Je ne vois pas pourquoi nous ne pourrions pas traiter les milliards de données médicales à notre disposition.

La digitalisation et l’intelligence artificielle dans le monde des soins vous intéressent ? Nos questions à Olivier Strub, directeur du CIGES, centre de compétences du système d’information sanitaire du canton de Neuchâtel.

Pouvez-vous nous présenter le CIGES en quelques phrases?

Le CIGES est une société anonyme détenue par l’État de Neuchâtel et les principales institutions de santé du canton. Notre vocation? Nous sommes le département informatique de ces établissements, à savoir l’Hôpital neuchâtelois, le Centre neuchâtelois de psychiatrie, NOMAD et l’ANEMPA.

Pourquoi avoir créé une structure spécialisée?

Pour que le réseau de santé ait la maitrise de son système d’information. L’informatique ne saurait être réduite à ses machines, si j’ose m’exprimer ainsi. La gestion des infrastructures des institutions est déléguée à l’État. Au CIGES, nous nous occupons de la couche applicative, c’est-à-dire du développement d’outils métiers pour répondre aux besoins du monde de la santé. Pour lui apporter des solutions viable et pérennes, nous devons parfaitement en comprendre les enjeux. Nous mettons en œuvre des solutions informatiques en soutien aux processus métiers, qu’ils soient propres à une institution ou transversaux au sein du réseau de santé.

L’usage des données est toujours un sujet sensible. Qu’en pensez-vous ?

L’usage des données constitue un défi pour tous les métiers, pas seulement pour la santé. C’est effectivement un sujet sensible car il est contraignant, traiter des données constitue une charge pour les professionnels et constitue une responsabilité en matière de confidentialité et de sécurité. Cependant dans le cadre de la santé, une transition s’est opérée passant d’une pratique essentiellement orale à une pratique plus digitale, désormais les données font partie intégrante de l’acte de soin. Quelles informations les professionnels désirent échanger avec leurs pairs, dans quelle temporalité et avec quel niveau de qualité? Le fond du sujet n’est pas l’informatique mais bien la pratique médicale. Ce changement de paradigme, cette charge additionnelle pour les professionnels, participe à la qualité et à la sécurité des soins. Qui a le droit d’avoir accès à ces données, pour quel usage ? C’est un débat de société qui doit avoir lieu et c’est normal. Il sera essentiel sur ces sujets de prendre en compte la position des professionnels de santé et de ne pas adopter une approche uniquement juridique, déconnectée des contraintes opérationnelles du monde médico-soignant. J’ajouterais que le développement des nouveaux moyens de communication a, par ailleurs, poussé les citoyens à devenir des acteurs plus responsables et actifs. Dans un avenir proche, ils solliciteront une relation directe avec les professionnels de la santé et de nouveaux outils seront à imaginer pour faciliter cette interaction, à la fois pour offrir de nouveaux services aux patients, mais aussi en vue de ne pas surexposer les professionnels.
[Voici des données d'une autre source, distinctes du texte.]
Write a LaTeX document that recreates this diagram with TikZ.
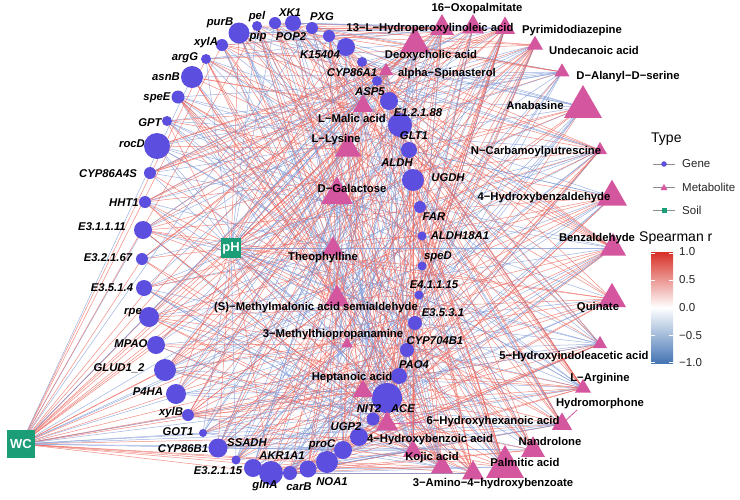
\documentclass[tikz,border=0pt]{standalone}
\usepackage{fontspec}
\setmainfont{Liberation Sans}
\usetikzlibrary{shapes.geometric}
\pgfdeclarelayer{edges}
\pgfdeclarelayer{shapes}
\pgfsetlayers{edges,shapes,main}
\definecolor{geneC}{RGB}{92,78,222}
\definecolor{metC}{RGB}{212,86,158}
\definecolor{soilC}{RGB}{27,158,119}
\definecolor{eR}{RGB}{236,100,90}
\definecolor{eB}{RGB}{125,152,214}
\definecolor{cbR}{RGB}{215,48,39}
\definecolor{cbB}{RGB}{69,117,180}
\tikzset{
  gene/.style={circle,fill=geneC,inner sep=0pt,minimum size=#1},
  met/.style={regular polygon,regular polygon sides=3,fill=metC,inner sep=0pt,minimum size=#1},
  soil/.style={rectangle,fill=soilC,inner sep=0pt,minimum size=#1,text=white,font=\fontsize{13}{15}\selectfont\bfseries},
  glab/.style={font=\fontsize{11.3}{13}\selectfont\bfseries\itshape,inner sep=0pt},
  mlab/.style={font=\fontsize{11.3}{13}\selectfont\bfseries,inner sep=0pt},
  redge/.style={draw=eR,line width=0.5pt,opacity=0.75},
  bedge/.style={draw=eB,line width=0.5pt,opacity=0.75},
  leader/.style={draw=metC,line width=0.8pt},
  legt/.style={font=\fontsize{14}{16}\selectfont,inner sep=0pt,anchor=west},
  legl/.style={font=\fontsize{11.5}{13}\selectfont,inner sep=0pt,anchor=west,text=black!85},
  keyline/.style={draw=black!45,line width=0.6pt},
  tickw/.style={draw=white,line width=0.6pt}
}
\begin{document}
\begin{tikzpicture}[x=1pt,y=-1pt]
\useasboundingbox (0,0) rectangle (740,499);
% ---------- genes ----------
\begin{pgfonlayer}{shapes}
\foreach \n/\x/\y/\s in {
1/239/33/21, 2/222/45/12, 3/206/59/10, 4/192/77/22, 5/178/97/13, 6/167/121/10,
7/157/146/26, 8/150/173/12, 9/145/202/12, 10/143/230/18, 11/142/259/12, 12/144/288/16,
13/149/317/20, 14/156/345/18, 15/165/370/22, 16/176/394/20, 17/188/415/12, 18/203/433/8,
19/218/448/19, 20/236/460/9, 21/253/468/18, 22/271/473/24, 23/290/473/14, 24/308/469/17,
25/327/462/22, 26/343/450/18, 27/359/437/18, 28/373/419/13, 29/387/398/30, 30/399/376/16,
31/407/350/14, 32/415/323/14, 33/419/295/9, 34/422/266/9, 35/422/236/9, 36/420/207/12,
37/413/180/22, 38/409/150/16, 39/400/125/24, 40/389/101/18, 41/377/81/10, 42/362/62/10,
43/346/47/18, 44/329/36/12, 45/312/28/12, 46/293/23/16, 47/275/23/12, 48/257/26/10}
{\node[gene=\s] (g\n) at (\x,\y) {};}
% ---------- metabolites ----------
\foreach \n/\x/\y/\w in {
1/442/28/24, 2/473/27/22, 3/505/28/20, 4/535/45/16, 5/415/44/30, 6/386/71/14,
7/562/72/15, 8/583/107/38, 9/600/150/14, 10/363/106/20, 11/348/149/26, 12/337/195/32,
13/333/249/22, 14/337/299/25, 15/347/344/12, 16/363/391/20, 17/387/424/22, 18/413/451/20,
19/442/467/22, 20/473/473/22, 21/505/467/38, 22/533/450/24, 23/562/424/20, 24/583/388/16,
25/600/344/14, 26/612/299/28, 27/613/248/26, 28/612/197/30}
{\pgfmathsetmacro{\d}{1.155*\w}\node[met=\d pt] (m\n) at (\x,\y) {};}
% ---------- soil ----------
\node[soil=20pt] (ph) at (231,248) {pH};
\node[soil=28pt] (wc) at (21,444) {WC};
\end{pgfonlayer}
% ---------- edges ----------
\begin{pgfonlayer}{edges}
\pgfmathsetseed{4242}
\foreach \i in {1,...,48}{
  \foreach \j in {1,...,28}{
    \pgfmathsetmacro{\rr}{rnd}
    \ifdim\rr pt<0.19pt \draw[redge] (g\i.center) -- (m\j.center);
    \else\ifdim\rr pt<0.36pt \draw[bedge] (g\i.center) -- (m\j.center);\fi\fi
  }
}
\foreach \i in {1,...,48}{
  \pgfmathsetmacro{\rr}{rnd}
  \ifdim\rr pt<0.25pt \draw[redge] (wc.center) -- (g\i.center);
  \else\ifdim\rr pt<0.55pt \draw[bedge] (wc.center) -- (g\i.center);\fi\fi
  \pgfmathsetmacro{\rr}{rnd}
  \ifdim\rr pt<0.3pt \draw[redge] (ph.center) -- (g\i.center);
  \else\ifdim\rr pt<0.55pt \draw[bedge] (ph.center) -- (g\i.center);\fi\fi
}
\foreach \j in {1,...,28}{
  \pgfmathsetmacro{\rr}{rnd}
  \ifdim\rr pt<0.3pt \draw[redge] (wc.center) -- (m\j.center);
  \else\ifdim\rr pt<0.55pt \draw[bedge] (wc.center) -- (m\j.center);\fi\fi
  \pgfmathsetmacro{\rr}{rnd}
  \ifdim\rr pt<0.35pt \draw[redge] (ph.center) -- (m\j.center);
  \else\ifdim\rr pt<0.6pt \draw[bedge] (ph.center) -- (m\j.center);\fi\fi
}
\end{pgfonlayer}
% ---------- gene labels ----------
\foreach \n/\x/\y/\t in {
1/220/23/purB, 2/206/43/xylA, 3/185/58/argG, 4/166/77/asnB, 5/157/98/speE, 6/150/123/GPT,
7/132/144/rocD, 8/108/174/CYP86A4S, 9/124/203/HHT1, 10/102/227/E3.1.1.11, 11/108/258/E3.2.1.67,
12/112/288/E3.5.1.4, 13/133/313/rpe, 14/131/344/MPAO, 15/119/368/GLUD1\_2, 16/148/392/P4HA,
17/171/413/xylB, 18/178/432/GOT1, 19/183/449/CYP86B1, 20/218/471/E3.2.1.15, 21/247/443/SSADH,
22/265/486/glnA, 23/282/456/AKR1A1, 24/299/487/carB, 25/332/482/NOA1, 26/322/445/proC,
27/346/427/UGP2, 28/369/409/NIT2, 29/403/409/ACE, 30/414/365/PAO4, 31/435/341/CYP704B1,
32/443/313/E3.5.3.1, 33/434/285/E4.1.1.15, 34/438/257/speD, 35/460/236/ALDH18A1, 36/434/217/FAR,
37/448/178/UGDH, 38/397/163/ALDH, 39/414/136/GLT1, 40/418/113/E1.2.1.88, 41/370/92/ASP5,
42/352/73/CYP86A1, 43/320/55/K15404, 44/291/37/POP2, 45/322/17/PXG, 46/290/13/XK1,
47/258/37/pip, 48/257/17/pel}
{\node[glab] (gl\n) at (\x,\y) {\t};}
% ---------- metabolite labels ----------
\foreach \n/\x/\y/\t in {
1/477/9/16−Oxopalmitate, 2/430/29/13−L−Hydroperoxylinoleic acid, 3/572/31/Pyrimidodiazepine,
4/594/50/Undecanoic acid, 5/431/56/Deoxycholic acid, 6/447/74/alpha−Spinasterol,
7/628/77/D−Alanyl−D−serine, 8/535/105/Anabasine, 9/536/152/N−Carbamoylputrescine,
10/352/118/L−Malic acid, 11/336/140/L−Lysine, 12/352/188/D−Galactose, 13/323/258/Theophylline,
14/316/308/(S)−Methylmalonic acid semialdehyde, 15/333/335/3−Methylthiopropanamine,
16/352/378/Heptanoic acid, 17/493/422/6−Hydroxyhexanoic acid, 18/430/440/4−Hydroxybenzoic acid,
19/432/458/Kojic acid, 20/493/484/3−Amino−4−hydroxybenzoate, 21/525/462/Palmitic acid,
22/550/441/Nandrolone, 23/600/404/Hydromorphone, 24/600/379/L−Arginine,
25/574/357/5−Hydroxyindoleacetic acid, 26/598/308/Quinate, 27/597/239/Benzaldehyde,
28/544/198/4−Hydroxybenzaldehyde}
{\node[mlab] (ml\n) at (\x,\y) {\t};}
% leader lines
\coordinate (hy) at (577,410);
\draw[leader] (m23.center) -- (hy);
\draw[leader] (m17.center) -- (ml17.west);
% ---------- legend ----------
\node[legt] (lt) at (651,139) {Type};
\coordinate (k1a) at (653,164); \coordinate (k1b) at (675,164);
\coordinate (k2a) at (653,187); \coordinate (k2b) at (675,187);
\coordinate (k3a) at (653,210); \coordinate (k3b) at (675,210);
\draw[keyline] (k1a) -- (k1b);
\draw[keyline] (k2a) -- (k2b);
\draw[keyline] (k3a) -- (k3b);
\node[gene=5.5pt] (kg) at (664,164) {};
\node[met=8pt] (km) at (664,188) {};
\node[rectangle,fill=soilC,minimum size=5pt,inner sep=0pt] (ks) at (664,210) {};
\node[legl] (lg) at (682,164) {Gene};
\node[legl] (lm) at (682,187) {Metabolite};
\node[legl] (ls) at (682,210) {Soil};
\node[legt] (st) at (639,238) {Spearman r};
\shade[top color=cbR,bottom color=cbB,middle color=white] (651,252) rectangle (673,363);
\foreach \yy in {252.8,280,307.5,335,362.2}{
  \draw[tickw] (651,\yy) -- (655,\yy);
  \draw[tickw] (669,\yy) -- (673,\yy);
}
\node[legl] (c1) at (679,252) {1.0};
\node[legl] (c2) at (679,280) {0.5};
\node[legl] (c3) at (679,308) {0.0};
\node[legl] (c4) at (679,336) {−0.5};
\node[legl] (c5) at (679,363) {−1.0};
\end{tikzpicture}
\end{document}
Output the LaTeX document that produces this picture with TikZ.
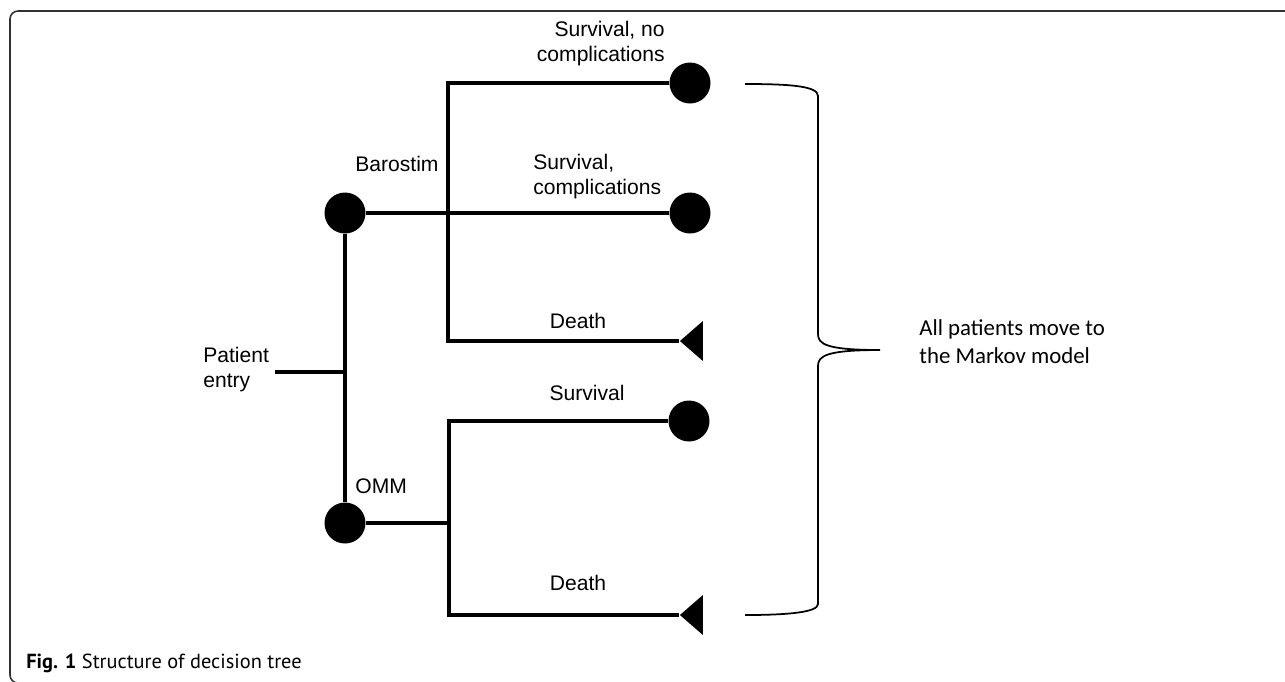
\documentclass[tikz,border=0pt]{standalone}
\usepackage{fontspec}
\setmainfont{Liberation Sans}
\newfontfamily\notefont{Carlito}
\newfontfamily\capfont{PT Sans}
\usepackage{tikz}
\usetikzlibrary{shapes.geometric}
\definecolor{framegray}{RGB}{50,50,50}

\begin{document}
\begin{tikzpicture}[x=0.02cm, y=-0.02cm,
  every node/.style={font=\fontsize{12}{14.2}\selectfont},
  chance/.style={circle, fill=black, minimum size=0.82cm, inner sep=0pt},
  dead/.style={isosceles triangle, isosceles triangle stretches, shape border rotate=180,
    fill=black, minimum width=0.8cm, minimum height=0.46cm, inner sep=0pt},
  lbl/.style={inner sep=0pt},
  branch/.style={line width=1.9pt}]
  \useasboundingbox (0,0) rectangle (1285,681);
  % frame
  \draw[framegray, line width=0.9pt, rounded corners=0.16cm] (1300,11) -- (10,11) -- (10,683) -- (40,683);

  % decision and chance nodes
  \node[chance] (baro) at (345,213) {};
  \node[chance] (omm) at (345,523) {};
  \node[chance] (snc) at (690,83) {};
  \node[chance] (scomp) at (690,213) {};
  \node[dead, anchor=apex] (bdeath) at (679,341) {};
  \node[chance] (osurv) at (689,421) {};
  \node[dead, anchor=apex] (odeath) at (679,615) {};

  \coordinate (entry) at (275,372);
  \coordinate (ej) at (345,372);
  \coordinate (bt) at (448,83);
  \coordinate (bb) at (448,341);
  \coordinate (oj) at (449,523);
  \coordinate (ot) at (449,421);
  \coordinate (ob) at (449,615);

  \draw[branch] (entry) -- (ej);
  \draw[branch] (baro) -- (omm);
  \draw[branch] (baro) -- (scomp);
  \draw[branch] (snc) -- (bt) -- (bb) -- (bdeath.apex);
  \draw[branch] (omm) -- (oj);
  \draw[branch] (osurv) -- (ot) -- (ob) -- (odeath.apex);

  % labels
  \node[lbl, anchor=east, align=right] (lsnc) at (665,44) {Survival, no\\complications};
  \node[lbl, anchor=west, align=left] (lscomp) at (533,177) {Survival,\\complications};
  \node[lbl, anchor=west] (lbaro) at (355,164) {Barostim};
  \node[lbl, anchor=west] (lomm) at (355,486) {OMM};
  \node[lbl] (lbd) at (578,321) {Death};
  \node[lbl] (los) at (587,393) {Survival};
  \node[lbl] (lod) at (578,583) {Death};
  \node[lbl, anchor=west, align=left] (lentry) at (203,370) {Patient\\entry};

  % brace
  \draw[line width=1pt] (745,84) .. controls (790,84) and (818,86) .. (818,96) -- (818,334)
    .. controls (818,344) and (826,350) .. (880,350)
    .. controls (826,350) and (818,356) .. (818,366) -- (818,604)
    .. controls (818,612) and (790,615) .. (745,615);
  \node[lbl, anchor=west, align=left, font=\notefont\fontsize{13}{16}\selectfont] (lmarkov) at (919,342)
    {All patients move to\\the Markov model};

  \node[lbl, anchor=base west, font=\capfont\fontsize{11.6}{14}\selectfont] (cap) at (26,668)
    {\textbf{Fig. 1} Structure of decision tree};
\end{tikzpicture}
\end{document}
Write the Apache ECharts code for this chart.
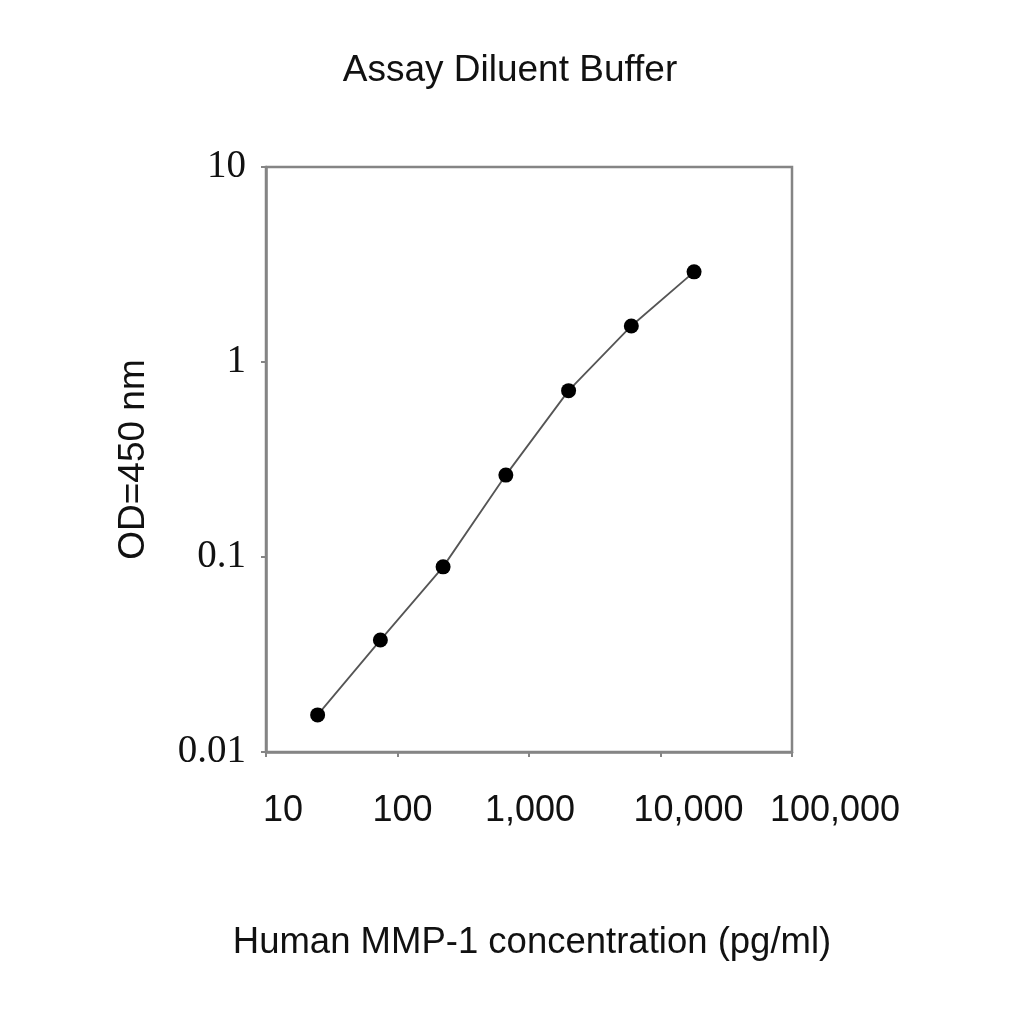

La digitalisation transformera en profondeur le monde des soins?

La digitalisation de la société ouvre de nouvelles perspectives. Prenez l’exemple de certains pays où les résidents sont parfois très éloignés de l’hôpital. Des unités de soins mobiles se sont constituées, se déplacent et consultent, au besoin avec des spécialistes par vidéo conférence. La topographie amène à considérer d’autres manières de pratiquer les soins. Chez nous, cela pourrait permettre d’alléger le dispositif ou de le compléter. Ce n’est pas à l’ordre du jour, mais ces pistes de réflexion ne sont pas à négliger.

Et que pensez-vous de l’intelligence artificielle?

Elle peut clairement apporter sa contribution au monde médical. Aujourd’hui, nous sommes capables de construire des voitures ‘intelligentes’ et autonomes qui se déplacent dans un univers mouvant et instable. Je ne vois pas pourquoi nous ne pourrions pas traiter les milliards de données médicales à notre disposition pour nous aider à poser des diagnostiques et lire les symptômes. Il ne s’agit pas de subordonner l’homme à la machine, mais de tirer profit de l’incroyable capacité d’analyse que nous offre le traitement des données. Dans ce domaine aussi, il incombera à l’homme de choisir l’usage qu’il souhaite en faire. Bien que pour certains ceci s’apparente certainement à une vision futuriste. Il me semble que les médecins, qu’ils pratiquent en cabinet ou au sein d’un hôpital, devraient considérer ces nouveaux outils susceptibles de les soutenir dans leurs pratiques dans un proche avenir.